Noté su temblor, su sudor frío, y le abracé con más fuerza, cogí las riendas de la conversación y le conté parte de lo que sabía. Porque de todo lo que sabía sólo le dije lo que era inevitable. Que le conocía desde que un día entró en mi clase para anunciar aquella manifestación…

 Aquella manifestación que a mi me despertó y que nos volvió a unir esa noche. Porque sin soltar mis brazos de alrededor de su cuello, sin aflojar la presión de mi cuerpo, sin apartar el roce de mis labios mientras hablábamos, me fue comentando los acontecimientos de aquella tarde: las cargas policiales, las carreras, los cánticos, los gritos, las detenciones, las huidas y escapadas y… la sangre derramada.

Aquella muerte trágica, cruel, inútil, innecesaria, desgarradora, nos atrapó. Nos atrapó en una situación de rebeldía y de angustia y al mismo tiempo nos abrió las puertas del amor y de la esperanza.

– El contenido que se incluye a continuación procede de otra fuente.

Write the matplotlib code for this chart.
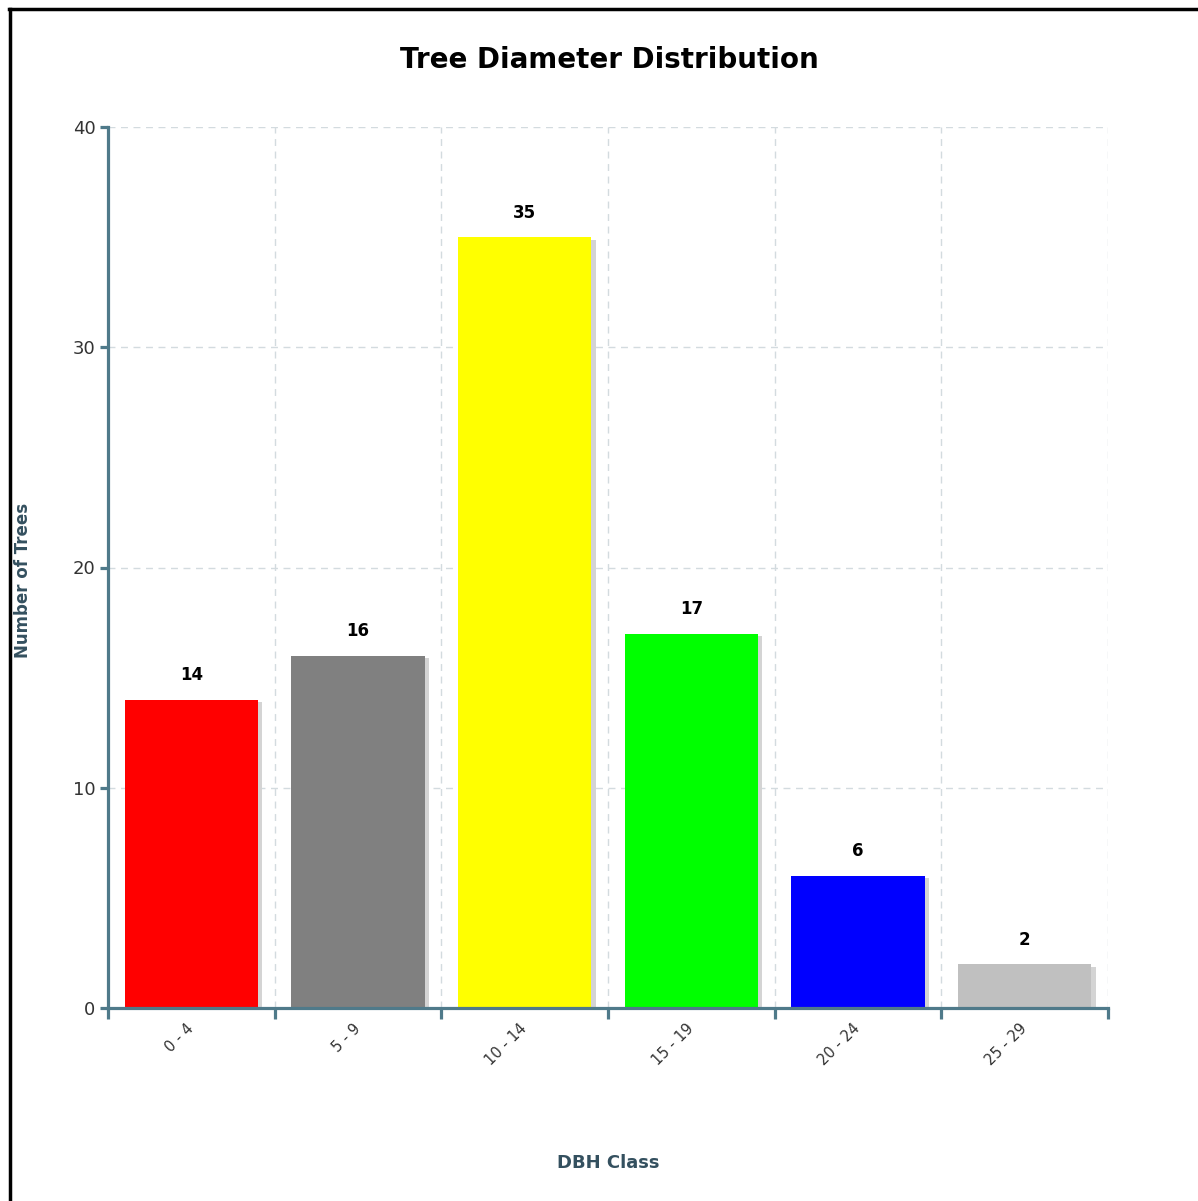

Noté que tenía un nudo en la garganta. Que quería pasar del dolor del recuerdo, pero no podía. Me dijo que no se lo había contado a nadie, pero esa noche…, escondido entre mis brazos no pudo por menos de soltar lo que oprimía su pecho…

 

Todo nos unió aquella noche, una noche interminable, porque desde que comencé con mis brazos rodeándole el cuello y las manos de él atrapando mi cintura, hasta que terminamos en un sofoco, en un fuego compartido, con el sudor y el dolor en las entrañas, solo pasó un momento, un momento que paralizó nuestras vidas y unió nuestros sentimientos.

 

Lo recordaba ahora, al ver a mi hijo tan ensimismado, tan pegado al móvil y tan atolondrado. Al verle andar por la casa medio dormido y ausente. Notaba que su mente estaba en algún lugar escondida. Escondida como están las mentes cuando  descubren los rincones secretos del amor.

 

Dominé, manejé los hilos del amor a mi antojo, como ahora manejaba el bisturí, con cortes precisos, sin sobrepasar las líneas peligrosas; pero ahora me encontraba paralizada y absorta en un pasado que quería revivir y me resultaba imposible, gasté todas mis fuerzas y ya no me quedaban más, pero tenía que agarrarme a mi fortaleza y mantenerme firme y segura, porque tenía que continuar defendiendo lo que aún me quedaba, lo que era mío, lo que no estaba dispuesta a perder jamás: mi hijo.